Yo aspiro a no renunciar al dulce oficio de hablar con entusiasmo de los libros que leo y merezcan la pena, pero desprendiéndome de la maldición de imponerles a ustedes nada de nada

A partir de la semana que viene traeré un libro cada sábado, novedad o clásico, pero no para angustiar a nadie, sino para tratar a los lectores a cuerpo de rey. O sea, como aquel barbero. Pondremos en antecedentes sobre el autor, la obra y su intención general y, luego, recogeremos sus frases más enjundiosas, más ingeniosas o más ajustadas con ningún comentario o alguno muy breve. De modo que el lector de la reseña tenga un acceso directo a la voz del autor, y no a mis consideraciones. El estupendo poeta Juan Antonio González-Iglesias (Salamanca, 1963) ha expresado este deseo propio de quien tiene una vasta cultura clásica: «¿Sería pedir mucho que mi obra completa,/ cuando pasen los siglos/ no llegue a rebasar los veinticuatros hexámetros/ de una inscripción antigua?». Con el barbero no hará falta esperar a los siglos (todos calvos), sino que vamos a proponer a bote pronto que de los libros tratados nos queden en la memoria 12 o 24 citas auténticas y valiosas como de inscripción antigua. A menudo, de la lectura que hacemos de cabo a rabo tampoco nos queda mucho más en la memoria. Paul Valéry lo veía como un proceso irremediable: «El sucederse de los tiempos transforma toda obra y, por tanto, todo hombre, en fragmentos». Aunque no se trata, por supuesto, de trocear al albur, sino de escoger lo mejor. Concediéndole a cada autor lo que pedía Ezra Pound: «Todos los hombres tienen derecho a que sus ideas sean examinadas una por una y no sean confundidas unas con otras».

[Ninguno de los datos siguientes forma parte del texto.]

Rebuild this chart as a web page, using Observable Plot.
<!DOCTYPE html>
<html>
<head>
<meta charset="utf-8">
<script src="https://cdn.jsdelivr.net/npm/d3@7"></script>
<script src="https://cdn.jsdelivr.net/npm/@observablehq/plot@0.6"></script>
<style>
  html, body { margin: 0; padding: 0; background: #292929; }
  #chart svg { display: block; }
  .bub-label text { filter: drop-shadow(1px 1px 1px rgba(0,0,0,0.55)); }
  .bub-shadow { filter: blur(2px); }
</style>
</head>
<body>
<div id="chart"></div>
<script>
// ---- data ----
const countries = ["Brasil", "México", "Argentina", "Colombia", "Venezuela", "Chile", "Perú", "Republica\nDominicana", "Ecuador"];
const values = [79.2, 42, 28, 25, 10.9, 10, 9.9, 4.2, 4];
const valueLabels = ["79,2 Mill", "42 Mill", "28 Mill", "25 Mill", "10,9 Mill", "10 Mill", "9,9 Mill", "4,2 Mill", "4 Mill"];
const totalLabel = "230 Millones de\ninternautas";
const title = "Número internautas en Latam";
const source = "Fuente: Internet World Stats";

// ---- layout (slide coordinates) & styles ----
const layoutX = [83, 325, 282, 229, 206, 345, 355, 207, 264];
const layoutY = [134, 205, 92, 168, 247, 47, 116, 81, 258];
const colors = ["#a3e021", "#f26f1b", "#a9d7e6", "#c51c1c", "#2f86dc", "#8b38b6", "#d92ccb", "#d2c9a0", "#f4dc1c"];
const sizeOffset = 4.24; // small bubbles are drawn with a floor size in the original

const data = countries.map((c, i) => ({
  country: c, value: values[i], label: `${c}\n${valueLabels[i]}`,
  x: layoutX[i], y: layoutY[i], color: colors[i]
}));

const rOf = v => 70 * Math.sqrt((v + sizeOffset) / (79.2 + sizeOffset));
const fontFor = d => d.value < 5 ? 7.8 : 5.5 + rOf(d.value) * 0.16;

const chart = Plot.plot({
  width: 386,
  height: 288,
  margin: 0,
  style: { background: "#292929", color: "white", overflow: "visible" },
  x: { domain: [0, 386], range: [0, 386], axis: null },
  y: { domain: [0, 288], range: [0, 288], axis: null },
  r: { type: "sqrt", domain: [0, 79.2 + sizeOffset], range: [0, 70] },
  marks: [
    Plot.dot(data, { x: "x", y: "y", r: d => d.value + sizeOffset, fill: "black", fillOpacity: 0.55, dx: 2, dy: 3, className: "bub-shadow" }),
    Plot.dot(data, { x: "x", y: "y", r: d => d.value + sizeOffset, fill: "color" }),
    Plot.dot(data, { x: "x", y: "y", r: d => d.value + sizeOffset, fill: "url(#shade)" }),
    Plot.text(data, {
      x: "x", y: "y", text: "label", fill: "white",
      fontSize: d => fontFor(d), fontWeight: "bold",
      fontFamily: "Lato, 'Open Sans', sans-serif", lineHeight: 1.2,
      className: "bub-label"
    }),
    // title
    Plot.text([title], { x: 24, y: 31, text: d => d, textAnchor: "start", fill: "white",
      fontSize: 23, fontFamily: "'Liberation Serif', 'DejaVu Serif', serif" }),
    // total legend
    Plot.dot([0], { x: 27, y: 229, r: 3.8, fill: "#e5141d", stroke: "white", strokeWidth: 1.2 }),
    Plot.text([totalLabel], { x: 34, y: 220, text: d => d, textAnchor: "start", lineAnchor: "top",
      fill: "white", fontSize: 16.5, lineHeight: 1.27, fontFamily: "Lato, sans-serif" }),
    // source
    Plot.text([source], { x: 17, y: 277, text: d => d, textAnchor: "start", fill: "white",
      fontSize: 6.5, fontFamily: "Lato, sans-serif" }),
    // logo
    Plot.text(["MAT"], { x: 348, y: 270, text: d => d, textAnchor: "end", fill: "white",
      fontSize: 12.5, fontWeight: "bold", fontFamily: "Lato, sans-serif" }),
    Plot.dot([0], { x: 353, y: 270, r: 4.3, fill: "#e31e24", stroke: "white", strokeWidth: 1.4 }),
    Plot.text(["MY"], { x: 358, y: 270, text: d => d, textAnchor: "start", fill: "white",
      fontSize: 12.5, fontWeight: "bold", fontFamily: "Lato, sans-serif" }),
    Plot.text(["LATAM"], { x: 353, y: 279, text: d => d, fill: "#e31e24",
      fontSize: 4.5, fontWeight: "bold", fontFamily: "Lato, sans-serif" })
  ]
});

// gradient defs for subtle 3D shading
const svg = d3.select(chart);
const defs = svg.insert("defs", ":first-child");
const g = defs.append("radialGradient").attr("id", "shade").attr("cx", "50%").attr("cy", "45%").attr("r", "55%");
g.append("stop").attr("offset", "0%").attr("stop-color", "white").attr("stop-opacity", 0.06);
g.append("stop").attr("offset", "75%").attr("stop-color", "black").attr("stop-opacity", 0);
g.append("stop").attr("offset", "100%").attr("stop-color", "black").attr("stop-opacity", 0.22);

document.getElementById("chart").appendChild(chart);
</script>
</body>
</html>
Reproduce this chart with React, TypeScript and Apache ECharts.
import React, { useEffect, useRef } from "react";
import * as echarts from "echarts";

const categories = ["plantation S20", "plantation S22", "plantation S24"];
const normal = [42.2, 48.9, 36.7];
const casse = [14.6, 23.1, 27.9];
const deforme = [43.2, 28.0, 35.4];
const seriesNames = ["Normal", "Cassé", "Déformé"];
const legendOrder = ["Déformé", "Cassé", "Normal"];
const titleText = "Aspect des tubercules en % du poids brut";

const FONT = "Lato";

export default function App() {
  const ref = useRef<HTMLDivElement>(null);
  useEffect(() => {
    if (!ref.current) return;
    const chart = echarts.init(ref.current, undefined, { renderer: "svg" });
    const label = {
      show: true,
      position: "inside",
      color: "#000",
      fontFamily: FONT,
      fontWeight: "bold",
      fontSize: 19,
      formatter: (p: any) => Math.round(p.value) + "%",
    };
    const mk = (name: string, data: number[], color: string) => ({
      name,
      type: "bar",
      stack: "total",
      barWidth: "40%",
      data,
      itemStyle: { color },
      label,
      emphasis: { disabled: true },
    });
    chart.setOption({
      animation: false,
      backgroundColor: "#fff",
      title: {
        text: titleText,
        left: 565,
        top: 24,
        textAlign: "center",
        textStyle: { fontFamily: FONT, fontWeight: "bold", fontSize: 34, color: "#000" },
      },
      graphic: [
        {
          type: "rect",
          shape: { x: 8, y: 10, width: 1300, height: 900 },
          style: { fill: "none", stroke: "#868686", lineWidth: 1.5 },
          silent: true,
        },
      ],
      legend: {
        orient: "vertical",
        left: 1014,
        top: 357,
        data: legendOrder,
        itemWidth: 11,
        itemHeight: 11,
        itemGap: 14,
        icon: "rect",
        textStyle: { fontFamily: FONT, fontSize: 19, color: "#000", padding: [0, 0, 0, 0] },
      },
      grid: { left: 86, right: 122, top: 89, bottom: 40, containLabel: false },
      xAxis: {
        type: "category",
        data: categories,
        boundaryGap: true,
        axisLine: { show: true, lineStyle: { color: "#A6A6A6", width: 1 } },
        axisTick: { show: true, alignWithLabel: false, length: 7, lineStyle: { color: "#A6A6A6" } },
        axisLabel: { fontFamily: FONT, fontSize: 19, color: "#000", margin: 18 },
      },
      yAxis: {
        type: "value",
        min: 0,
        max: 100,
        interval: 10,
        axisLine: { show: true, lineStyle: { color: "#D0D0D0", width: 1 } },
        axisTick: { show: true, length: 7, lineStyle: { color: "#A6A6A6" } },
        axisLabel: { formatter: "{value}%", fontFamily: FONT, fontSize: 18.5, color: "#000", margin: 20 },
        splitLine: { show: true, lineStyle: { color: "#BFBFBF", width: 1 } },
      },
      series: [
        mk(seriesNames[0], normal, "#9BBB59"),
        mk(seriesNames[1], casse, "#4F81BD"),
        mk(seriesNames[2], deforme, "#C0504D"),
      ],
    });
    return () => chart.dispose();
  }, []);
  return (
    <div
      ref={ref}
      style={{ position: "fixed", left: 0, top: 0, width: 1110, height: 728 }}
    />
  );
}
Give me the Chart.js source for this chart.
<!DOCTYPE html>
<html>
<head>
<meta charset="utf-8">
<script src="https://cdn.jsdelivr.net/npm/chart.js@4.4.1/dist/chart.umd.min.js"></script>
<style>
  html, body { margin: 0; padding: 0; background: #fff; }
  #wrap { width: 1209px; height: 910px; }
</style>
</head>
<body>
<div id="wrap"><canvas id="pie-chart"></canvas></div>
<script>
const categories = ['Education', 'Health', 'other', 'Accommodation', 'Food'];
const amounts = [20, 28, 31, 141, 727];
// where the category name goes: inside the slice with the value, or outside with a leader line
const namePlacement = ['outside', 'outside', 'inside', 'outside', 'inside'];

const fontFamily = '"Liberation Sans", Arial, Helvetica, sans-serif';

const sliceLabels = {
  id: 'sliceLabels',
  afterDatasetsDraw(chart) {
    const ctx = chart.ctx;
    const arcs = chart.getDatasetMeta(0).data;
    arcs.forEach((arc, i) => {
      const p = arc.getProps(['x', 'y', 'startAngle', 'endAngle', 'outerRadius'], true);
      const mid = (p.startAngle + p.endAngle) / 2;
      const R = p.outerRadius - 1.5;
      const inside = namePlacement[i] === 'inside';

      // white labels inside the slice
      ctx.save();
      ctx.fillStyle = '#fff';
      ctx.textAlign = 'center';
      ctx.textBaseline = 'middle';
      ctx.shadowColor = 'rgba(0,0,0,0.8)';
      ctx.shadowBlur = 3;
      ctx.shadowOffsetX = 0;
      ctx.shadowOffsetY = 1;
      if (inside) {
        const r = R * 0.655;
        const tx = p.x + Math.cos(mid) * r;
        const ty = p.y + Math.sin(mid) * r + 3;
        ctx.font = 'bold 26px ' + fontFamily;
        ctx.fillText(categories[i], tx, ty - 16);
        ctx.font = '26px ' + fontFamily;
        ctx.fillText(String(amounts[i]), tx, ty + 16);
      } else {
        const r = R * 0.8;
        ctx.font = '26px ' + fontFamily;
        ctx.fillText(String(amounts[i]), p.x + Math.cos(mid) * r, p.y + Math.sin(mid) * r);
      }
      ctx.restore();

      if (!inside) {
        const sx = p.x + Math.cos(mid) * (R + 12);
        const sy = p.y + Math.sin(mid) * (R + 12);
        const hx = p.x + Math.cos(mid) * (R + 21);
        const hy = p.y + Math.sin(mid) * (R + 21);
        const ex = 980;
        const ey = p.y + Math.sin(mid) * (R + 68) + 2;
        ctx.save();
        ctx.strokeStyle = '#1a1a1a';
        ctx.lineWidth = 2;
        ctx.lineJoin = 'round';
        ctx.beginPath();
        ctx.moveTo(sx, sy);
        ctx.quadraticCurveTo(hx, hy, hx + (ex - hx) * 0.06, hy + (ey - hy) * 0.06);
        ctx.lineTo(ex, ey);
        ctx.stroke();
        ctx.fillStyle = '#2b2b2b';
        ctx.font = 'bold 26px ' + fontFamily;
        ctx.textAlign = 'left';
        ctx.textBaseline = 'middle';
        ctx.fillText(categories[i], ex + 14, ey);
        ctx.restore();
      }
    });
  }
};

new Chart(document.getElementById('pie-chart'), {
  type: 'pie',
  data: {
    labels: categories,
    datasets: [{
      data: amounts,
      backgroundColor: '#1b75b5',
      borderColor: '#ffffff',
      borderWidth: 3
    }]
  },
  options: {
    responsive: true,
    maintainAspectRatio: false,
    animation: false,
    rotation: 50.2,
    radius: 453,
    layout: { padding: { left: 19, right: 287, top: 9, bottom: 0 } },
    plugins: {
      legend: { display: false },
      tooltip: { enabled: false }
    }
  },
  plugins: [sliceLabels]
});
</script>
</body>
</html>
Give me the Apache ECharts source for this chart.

Como decía Ortega y Gasset: «La vida cobra sentido cuando se hace de ella una aspiración a no renunciar a nada». Yo aspiro a no renunciar al dulce oficio de hablar con entusiasmo de los libros que leo y merezcan la pena, pero desprendiéndome de la maldición de imponerles a ustedes nada de nada. El propósito es dejarles la frescura after shave de la sensación de que no necesitan leerse el libro. Si fracaso y se lo compran, siempre podré aducir en mi defensa mi buena intención barberisca. Si ustedes se conforman con el rasurado a navaja del barbero, me quedará, además, la satisfacción del deber cumplido.